[Records for the exercise]
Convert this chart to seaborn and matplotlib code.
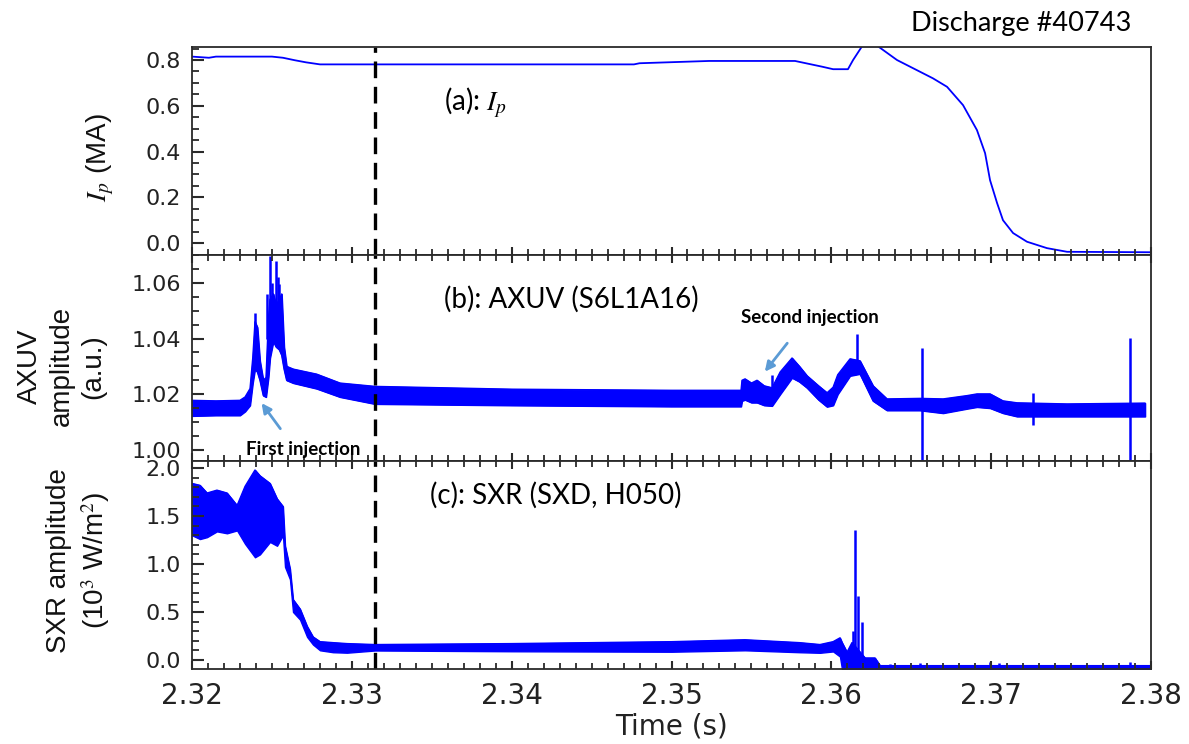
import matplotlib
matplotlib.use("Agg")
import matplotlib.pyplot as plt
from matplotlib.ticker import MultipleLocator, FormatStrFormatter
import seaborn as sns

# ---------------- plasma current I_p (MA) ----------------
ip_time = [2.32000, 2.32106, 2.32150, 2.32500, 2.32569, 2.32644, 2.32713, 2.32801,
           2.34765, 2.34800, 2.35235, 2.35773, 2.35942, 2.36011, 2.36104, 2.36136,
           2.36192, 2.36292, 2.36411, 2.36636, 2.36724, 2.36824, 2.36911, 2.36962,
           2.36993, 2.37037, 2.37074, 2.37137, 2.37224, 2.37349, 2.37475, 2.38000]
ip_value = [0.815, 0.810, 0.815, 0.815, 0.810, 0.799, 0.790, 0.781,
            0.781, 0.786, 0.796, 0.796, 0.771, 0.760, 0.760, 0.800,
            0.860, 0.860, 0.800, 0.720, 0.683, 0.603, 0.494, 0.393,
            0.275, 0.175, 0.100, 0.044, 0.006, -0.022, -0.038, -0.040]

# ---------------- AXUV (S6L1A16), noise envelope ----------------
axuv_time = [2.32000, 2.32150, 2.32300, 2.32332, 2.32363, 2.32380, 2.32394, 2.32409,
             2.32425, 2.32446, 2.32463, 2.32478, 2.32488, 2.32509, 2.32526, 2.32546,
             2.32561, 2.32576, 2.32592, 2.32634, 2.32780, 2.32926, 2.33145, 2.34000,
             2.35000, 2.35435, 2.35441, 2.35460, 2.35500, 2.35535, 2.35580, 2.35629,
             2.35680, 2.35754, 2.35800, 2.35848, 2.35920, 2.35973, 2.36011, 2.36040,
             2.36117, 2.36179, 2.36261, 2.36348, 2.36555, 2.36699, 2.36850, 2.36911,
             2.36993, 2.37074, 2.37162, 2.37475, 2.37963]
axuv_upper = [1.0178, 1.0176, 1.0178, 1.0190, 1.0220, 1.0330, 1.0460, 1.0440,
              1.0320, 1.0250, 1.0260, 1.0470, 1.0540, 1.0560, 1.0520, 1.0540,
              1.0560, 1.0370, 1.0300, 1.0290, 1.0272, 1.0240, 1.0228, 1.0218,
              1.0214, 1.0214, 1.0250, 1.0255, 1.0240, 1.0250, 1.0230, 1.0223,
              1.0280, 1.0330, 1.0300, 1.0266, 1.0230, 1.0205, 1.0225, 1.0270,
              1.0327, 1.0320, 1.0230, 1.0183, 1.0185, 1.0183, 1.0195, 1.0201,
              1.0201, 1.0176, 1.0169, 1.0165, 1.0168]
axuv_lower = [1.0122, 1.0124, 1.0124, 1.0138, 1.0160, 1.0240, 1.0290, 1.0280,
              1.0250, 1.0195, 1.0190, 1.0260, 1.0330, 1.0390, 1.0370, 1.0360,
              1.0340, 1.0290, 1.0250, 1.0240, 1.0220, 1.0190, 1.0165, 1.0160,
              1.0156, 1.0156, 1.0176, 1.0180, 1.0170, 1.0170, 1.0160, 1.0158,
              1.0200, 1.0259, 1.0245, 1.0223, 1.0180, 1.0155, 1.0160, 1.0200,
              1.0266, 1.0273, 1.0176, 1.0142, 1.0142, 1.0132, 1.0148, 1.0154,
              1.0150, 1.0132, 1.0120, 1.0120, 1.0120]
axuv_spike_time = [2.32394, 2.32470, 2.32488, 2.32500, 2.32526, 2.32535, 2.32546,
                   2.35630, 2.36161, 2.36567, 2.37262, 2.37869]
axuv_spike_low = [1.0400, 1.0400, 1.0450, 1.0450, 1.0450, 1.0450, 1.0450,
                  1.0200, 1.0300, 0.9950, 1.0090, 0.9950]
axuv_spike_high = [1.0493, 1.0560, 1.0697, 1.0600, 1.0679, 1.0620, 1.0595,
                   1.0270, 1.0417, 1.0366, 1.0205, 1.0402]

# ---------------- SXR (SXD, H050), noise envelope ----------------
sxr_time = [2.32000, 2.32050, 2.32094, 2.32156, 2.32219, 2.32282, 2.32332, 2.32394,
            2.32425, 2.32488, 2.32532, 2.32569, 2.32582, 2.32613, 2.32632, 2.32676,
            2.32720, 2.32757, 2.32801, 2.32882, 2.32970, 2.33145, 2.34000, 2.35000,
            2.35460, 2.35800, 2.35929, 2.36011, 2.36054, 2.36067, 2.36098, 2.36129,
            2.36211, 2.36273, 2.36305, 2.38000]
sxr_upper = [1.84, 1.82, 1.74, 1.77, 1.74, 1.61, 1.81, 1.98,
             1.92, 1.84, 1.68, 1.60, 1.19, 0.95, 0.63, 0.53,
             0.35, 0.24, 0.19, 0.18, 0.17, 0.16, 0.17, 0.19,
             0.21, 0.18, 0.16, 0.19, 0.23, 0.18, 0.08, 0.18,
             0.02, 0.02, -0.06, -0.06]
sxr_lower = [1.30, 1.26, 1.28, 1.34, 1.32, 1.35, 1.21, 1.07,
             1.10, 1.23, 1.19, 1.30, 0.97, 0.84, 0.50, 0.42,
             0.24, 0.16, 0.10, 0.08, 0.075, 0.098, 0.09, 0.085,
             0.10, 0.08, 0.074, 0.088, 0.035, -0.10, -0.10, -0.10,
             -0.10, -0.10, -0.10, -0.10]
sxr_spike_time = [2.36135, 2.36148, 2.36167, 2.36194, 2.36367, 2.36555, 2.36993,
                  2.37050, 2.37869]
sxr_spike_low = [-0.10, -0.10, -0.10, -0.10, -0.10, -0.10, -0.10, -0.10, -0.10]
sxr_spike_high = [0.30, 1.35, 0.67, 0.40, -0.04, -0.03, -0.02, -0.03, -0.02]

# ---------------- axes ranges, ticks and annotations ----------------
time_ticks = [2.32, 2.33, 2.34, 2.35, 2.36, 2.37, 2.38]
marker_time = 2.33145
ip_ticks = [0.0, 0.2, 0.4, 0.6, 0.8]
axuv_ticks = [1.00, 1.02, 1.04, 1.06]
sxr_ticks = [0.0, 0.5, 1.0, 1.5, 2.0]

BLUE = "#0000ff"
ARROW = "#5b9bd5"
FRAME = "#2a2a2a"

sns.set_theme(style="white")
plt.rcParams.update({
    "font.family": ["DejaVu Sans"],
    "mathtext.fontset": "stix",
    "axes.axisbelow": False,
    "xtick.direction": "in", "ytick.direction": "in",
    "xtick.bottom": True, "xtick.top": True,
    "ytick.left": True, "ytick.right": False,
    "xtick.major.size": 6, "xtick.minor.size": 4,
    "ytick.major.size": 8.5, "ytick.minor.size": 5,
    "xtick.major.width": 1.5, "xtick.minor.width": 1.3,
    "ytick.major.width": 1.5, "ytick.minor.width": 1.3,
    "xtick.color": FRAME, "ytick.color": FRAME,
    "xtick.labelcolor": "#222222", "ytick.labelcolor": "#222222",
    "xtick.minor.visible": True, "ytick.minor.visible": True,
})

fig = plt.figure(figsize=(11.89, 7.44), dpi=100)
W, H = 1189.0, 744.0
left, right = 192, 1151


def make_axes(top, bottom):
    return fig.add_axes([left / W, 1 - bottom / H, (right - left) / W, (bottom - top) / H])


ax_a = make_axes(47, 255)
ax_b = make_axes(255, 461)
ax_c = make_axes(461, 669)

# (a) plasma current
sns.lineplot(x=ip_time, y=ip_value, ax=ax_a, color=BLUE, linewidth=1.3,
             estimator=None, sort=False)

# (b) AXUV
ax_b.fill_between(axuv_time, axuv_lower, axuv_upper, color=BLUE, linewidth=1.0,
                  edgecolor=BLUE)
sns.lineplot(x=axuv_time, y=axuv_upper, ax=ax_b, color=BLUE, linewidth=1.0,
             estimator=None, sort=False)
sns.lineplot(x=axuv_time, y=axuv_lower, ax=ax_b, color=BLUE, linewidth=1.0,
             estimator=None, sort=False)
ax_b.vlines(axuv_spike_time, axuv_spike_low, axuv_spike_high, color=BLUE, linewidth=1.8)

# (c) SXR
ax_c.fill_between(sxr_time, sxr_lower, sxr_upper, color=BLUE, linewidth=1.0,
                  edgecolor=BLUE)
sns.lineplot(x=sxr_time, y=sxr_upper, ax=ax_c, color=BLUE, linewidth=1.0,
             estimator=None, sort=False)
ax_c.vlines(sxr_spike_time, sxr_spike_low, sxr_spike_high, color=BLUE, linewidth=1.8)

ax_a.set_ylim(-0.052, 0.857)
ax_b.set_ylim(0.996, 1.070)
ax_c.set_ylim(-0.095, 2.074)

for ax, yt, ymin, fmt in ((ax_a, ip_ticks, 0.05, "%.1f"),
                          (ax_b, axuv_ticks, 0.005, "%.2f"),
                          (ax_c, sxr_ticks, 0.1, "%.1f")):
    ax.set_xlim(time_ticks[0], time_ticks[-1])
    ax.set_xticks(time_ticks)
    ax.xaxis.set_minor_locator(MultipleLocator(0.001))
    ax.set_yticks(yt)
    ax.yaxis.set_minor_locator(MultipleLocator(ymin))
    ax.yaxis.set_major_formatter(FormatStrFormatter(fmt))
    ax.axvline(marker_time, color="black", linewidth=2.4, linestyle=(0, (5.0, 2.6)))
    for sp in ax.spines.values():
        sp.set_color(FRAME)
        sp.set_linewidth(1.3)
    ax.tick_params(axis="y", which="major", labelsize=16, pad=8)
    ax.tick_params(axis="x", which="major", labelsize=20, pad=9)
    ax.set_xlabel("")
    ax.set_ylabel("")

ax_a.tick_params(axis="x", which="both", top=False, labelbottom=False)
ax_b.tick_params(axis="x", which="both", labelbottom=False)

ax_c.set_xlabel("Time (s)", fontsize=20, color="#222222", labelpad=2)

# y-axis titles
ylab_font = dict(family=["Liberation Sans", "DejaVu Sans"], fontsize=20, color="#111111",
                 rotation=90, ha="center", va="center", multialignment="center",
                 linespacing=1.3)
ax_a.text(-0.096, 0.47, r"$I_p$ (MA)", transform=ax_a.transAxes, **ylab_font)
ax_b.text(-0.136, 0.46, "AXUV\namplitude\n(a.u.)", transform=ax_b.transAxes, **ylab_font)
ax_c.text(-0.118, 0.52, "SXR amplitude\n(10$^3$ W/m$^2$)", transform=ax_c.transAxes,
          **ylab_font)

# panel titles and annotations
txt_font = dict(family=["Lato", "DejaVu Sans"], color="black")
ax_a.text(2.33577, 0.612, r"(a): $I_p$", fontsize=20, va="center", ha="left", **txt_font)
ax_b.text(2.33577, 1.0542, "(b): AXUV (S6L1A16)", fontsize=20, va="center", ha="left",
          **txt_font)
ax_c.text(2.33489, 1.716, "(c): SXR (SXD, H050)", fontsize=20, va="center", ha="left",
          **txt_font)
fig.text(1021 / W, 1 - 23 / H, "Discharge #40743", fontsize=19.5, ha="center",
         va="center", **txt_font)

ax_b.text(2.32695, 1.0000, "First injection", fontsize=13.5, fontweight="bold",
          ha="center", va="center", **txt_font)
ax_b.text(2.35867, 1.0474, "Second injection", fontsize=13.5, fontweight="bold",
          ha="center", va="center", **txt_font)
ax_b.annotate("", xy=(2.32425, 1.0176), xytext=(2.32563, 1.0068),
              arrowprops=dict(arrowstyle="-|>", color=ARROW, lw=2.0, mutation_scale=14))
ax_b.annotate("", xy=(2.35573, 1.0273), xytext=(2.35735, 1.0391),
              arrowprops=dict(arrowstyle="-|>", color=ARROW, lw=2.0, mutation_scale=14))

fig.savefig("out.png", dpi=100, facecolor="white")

==

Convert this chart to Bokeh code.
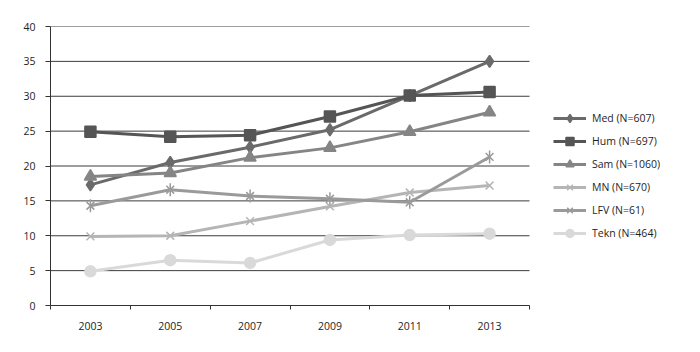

[Stated exercise] In the listing above, find the line with "Convert this chart to seaborn" and the line with "import seaborn as sns". Set down exactly those lines and everything between them, skipping pictures.

[Answer to this task]
Convert this chart to seaborn and matplotlib code.
import matplotlib
matplotlib.use("Agg")
import matplotlib.pyplot as plt
from matplotlib.ticker import MultipleLocator, FormatStrFormatter
import seaborn as sns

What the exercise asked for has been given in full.